Write each line of the material exactly as given, from the top through the line that contains "finger_line2 = [(218,92),(222,100),(247,124),(247,156)]", and omit all pictures.

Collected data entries
= = = =
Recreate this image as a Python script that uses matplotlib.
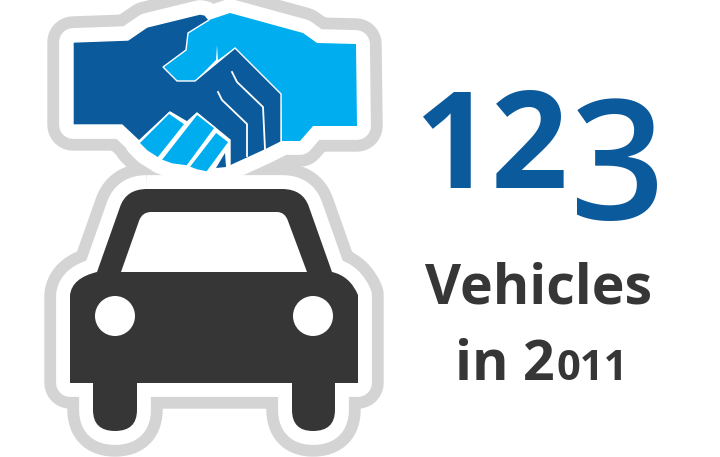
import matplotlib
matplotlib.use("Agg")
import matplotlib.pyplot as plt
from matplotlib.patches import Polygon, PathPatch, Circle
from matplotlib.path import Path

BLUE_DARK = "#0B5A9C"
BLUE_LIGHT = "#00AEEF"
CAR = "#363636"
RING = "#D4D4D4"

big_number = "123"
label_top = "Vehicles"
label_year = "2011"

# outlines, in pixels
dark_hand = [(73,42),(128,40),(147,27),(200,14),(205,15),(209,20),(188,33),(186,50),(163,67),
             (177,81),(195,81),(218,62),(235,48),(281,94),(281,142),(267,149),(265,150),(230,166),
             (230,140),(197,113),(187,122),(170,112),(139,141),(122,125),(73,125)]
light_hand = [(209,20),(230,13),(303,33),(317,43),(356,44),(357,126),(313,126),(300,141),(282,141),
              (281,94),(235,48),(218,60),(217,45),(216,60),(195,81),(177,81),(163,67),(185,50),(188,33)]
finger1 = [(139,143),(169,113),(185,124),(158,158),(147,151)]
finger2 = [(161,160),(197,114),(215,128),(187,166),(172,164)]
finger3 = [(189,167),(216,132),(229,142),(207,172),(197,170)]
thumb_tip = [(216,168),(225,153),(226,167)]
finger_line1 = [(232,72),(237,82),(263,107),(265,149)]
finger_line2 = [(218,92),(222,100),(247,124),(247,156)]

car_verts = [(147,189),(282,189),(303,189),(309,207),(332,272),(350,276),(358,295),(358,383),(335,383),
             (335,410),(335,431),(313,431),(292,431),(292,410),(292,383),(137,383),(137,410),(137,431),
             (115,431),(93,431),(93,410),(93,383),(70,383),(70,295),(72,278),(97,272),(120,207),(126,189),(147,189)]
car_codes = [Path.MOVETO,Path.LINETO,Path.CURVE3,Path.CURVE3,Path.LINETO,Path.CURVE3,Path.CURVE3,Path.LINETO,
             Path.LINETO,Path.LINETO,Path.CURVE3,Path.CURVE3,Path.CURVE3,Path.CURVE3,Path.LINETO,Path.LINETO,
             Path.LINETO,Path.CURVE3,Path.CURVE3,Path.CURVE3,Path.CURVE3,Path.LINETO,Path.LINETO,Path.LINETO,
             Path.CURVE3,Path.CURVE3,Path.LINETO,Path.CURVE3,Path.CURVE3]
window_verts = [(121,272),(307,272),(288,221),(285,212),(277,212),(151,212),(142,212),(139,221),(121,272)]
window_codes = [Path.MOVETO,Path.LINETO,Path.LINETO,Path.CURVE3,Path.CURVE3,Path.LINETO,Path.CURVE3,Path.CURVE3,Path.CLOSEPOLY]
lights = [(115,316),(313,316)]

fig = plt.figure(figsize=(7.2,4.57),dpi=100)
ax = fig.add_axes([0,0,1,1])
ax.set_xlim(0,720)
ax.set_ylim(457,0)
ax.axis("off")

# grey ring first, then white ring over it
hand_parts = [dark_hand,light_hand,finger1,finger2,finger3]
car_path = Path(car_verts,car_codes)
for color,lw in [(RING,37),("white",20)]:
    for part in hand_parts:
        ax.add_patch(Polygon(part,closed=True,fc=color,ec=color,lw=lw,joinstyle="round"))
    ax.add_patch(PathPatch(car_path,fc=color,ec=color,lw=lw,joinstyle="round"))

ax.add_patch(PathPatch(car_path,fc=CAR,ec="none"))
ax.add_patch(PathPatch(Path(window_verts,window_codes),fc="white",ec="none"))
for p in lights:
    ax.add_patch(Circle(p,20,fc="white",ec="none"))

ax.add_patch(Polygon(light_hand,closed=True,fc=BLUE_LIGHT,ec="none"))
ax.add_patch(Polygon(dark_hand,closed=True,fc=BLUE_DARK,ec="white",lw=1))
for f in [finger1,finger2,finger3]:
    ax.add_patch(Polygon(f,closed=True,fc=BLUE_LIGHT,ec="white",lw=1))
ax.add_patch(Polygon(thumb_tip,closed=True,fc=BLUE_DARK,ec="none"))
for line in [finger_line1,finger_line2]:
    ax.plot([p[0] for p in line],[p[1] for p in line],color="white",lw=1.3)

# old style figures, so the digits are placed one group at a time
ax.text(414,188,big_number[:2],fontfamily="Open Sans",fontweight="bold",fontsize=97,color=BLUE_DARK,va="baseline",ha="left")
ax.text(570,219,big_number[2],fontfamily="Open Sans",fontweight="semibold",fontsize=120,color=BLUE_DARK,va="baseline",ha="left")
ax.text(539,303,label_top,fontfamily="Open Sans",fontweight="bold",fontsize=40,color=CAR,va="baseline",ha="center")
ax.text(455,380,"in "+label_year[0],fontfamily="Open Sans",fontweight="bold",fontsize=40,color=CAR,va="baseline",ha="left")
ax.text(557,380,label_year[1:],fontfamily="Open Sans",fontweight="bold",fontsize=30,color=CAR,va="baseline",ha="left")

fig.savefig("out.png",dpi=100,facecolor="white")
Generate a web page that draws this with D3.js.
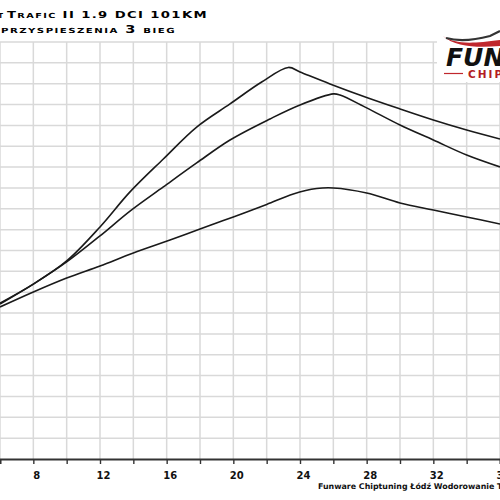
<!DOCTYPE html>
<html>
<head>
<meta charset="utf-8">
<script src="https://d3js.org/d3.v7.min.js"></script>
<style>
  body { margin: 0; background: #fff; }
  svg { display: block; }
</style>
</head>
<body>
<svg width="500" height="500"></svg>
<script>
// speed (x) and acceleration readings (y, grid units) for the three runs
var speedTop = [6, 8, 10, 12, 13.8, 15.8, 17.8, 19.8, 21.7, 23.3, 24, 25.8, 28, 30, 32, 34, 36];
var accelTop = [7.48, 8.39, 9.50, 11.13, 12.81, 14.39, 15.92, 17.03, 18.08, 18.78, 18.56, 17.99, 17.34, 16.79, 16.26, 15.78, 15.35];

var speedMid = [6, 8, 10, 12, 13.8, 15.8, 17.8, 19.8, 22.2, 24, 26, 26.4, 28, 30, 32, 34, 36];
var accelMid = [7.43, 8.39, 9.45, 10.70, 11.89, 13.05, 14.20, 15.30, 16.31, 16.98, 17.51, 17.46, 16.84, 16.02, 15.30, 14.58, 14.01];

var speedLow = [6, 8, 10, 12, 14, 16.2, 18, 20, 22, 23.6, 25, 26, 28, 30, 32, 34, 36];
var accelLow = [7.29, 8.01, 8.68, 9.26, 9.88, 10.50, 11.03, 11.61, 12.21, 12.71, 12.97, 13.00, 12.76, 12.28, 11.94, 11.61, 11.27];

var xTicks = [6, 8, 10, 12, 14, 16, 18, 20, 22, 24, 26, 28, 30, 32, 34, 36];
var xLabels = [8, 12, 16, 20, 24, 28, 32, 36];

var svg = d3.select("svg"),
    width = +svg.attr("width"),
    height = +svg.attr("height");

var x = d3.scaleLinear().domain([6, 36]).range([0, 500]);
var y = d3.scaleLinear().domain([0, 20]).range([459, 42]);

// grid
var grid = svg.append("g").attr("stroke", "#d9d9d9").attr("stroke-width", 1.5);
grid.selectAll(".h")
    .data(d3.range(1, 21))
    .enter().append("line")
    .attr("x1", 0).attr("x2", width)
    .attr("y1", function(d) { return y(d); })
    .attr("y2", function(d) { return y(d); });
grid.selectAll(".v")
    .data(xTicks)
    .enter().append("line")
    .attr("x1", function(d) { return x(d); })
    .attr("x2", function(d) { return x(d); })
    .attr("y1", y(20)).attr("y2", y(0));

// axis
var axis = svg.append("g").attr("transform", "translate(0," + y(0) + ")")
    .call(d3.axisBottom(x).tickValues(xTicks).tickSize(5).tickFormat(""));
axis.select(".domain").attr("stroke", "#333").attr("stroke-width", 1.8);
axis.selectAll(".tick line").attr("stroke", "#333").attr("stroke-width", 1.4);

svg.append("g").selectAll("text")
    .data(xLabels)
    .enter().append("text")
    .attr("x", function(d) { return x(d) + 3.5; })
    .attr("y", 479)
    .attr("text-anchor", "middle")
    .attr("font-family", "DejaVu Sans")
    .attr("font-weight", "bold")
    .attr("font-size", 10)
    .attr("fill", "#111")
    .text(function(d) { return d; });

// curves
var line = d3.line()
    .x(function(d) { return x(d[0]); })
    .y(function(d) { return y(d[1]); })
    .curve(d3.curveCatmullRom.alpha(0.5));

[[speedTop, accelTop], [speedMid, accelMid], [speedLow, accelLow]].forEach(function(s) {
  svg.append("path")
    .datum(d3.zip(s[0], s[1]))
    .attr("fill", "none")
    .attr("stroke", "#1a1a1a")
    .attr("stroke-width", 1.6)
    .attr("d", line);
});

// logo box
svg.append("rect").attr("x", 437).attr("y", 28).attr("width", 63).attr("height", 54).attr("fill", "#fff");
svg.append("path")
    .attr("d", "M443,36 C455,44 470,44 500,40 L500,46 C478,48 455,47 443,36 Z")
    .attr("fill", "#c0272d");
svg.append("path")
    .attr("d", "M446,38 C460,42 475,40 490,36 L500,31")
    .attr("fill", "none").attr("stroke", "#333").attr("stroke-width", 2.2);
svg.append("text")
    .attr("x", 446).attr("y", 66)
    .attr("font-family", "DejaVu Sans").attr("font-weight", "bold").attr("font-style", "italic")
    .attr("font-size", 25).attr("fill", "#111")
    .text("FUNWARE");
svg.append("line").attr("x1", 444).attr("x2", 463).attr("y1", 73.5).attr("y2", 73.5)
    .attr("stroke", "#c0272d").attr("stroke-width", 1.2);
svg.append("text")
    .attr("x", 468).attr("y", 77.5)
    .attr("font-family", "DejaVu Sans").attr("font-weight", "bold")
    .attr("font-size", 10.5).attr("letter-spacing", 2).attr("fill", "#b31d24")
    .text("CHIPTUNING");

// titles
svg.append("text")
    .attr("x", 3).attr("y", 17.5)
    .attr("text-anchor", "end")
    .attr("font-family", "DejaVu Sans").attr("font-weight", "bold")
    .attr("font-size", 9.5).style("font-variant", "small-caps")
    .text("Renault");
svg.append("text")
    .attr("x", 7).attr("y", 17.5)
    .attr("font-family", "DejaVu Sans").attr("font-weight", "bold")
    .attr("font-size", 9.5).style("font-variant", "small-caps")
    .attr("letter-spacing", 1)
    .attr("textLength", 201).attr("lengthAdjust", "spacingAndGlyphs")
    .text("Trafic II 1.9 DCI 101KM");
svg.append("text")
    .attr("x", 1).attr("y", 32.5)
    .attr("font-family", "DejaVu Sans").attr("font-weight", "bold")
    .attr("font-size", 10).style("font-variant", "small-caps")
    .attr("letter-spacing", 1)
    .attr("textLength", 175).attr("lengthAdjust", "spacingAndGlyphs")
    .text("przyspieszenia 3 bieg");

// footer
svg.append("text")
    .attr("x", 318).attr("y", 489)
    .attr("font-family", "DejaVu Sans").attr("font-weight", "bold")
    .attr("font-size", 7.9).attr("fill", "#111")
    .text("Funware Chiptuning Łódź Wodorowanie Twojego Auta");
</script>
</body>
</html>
= = = =
* [SOLVED PROBLEM]:
Recreate this image as a Python script that uses matplotlib.
import matplotlib
matplotlib.use("Agg")
import matplotlib.pyplot as plt
from matplotlib.patches import Polygon, PathPatch, Circle
from matplotlib.path import Path

BLUE_DARK = "#0B5A9C"
BLUE_LIGHT = "#00AEEF"
CAR = "#363636"
RING = "#D4D4D4"

big_number = "123"
label_top = "Vehicles"
label_year = "2011"

# outlines, in pixels
dark_hand = [(73,42),(128,40),(147,27),(200,14),(205,15),(209,20),(188,33),(186,50),(163,67),
             (177,81),(195,81),(218,62),(235,48),(281,94),(281,142),(267,149),(265,150),(230,166),
             (230,140),(197,113),(187,122),(170,112),(139,141),(122,125),(73,125)]
light_hand = [(209,20),(230,13),(303,33),(317,43),(356,44),(357,126),(313,126),(300,141),(282,141),
              (281,94),(235,48),(218,60),(217,45),(216,60),(195,81),(177,81),(163,67),(185,50),(188,33)]
finger1 = [(139,143),(169,113),(185,124),(158,158),(147,151)]
finger2 = [(161,160),(197,114),(215,128),(187,166),(172,164)]
finger3 = [(189,167),(216,132),(229,142),(207,172),(197,170)]
thumb_tip = [(216,168),(225,153),(226,167)]
finger_line1 = [(232,72),(237,82),(263,107),(265,149)]
finger_line2 = [(218,92),(222,100),(247,124),(247,156)]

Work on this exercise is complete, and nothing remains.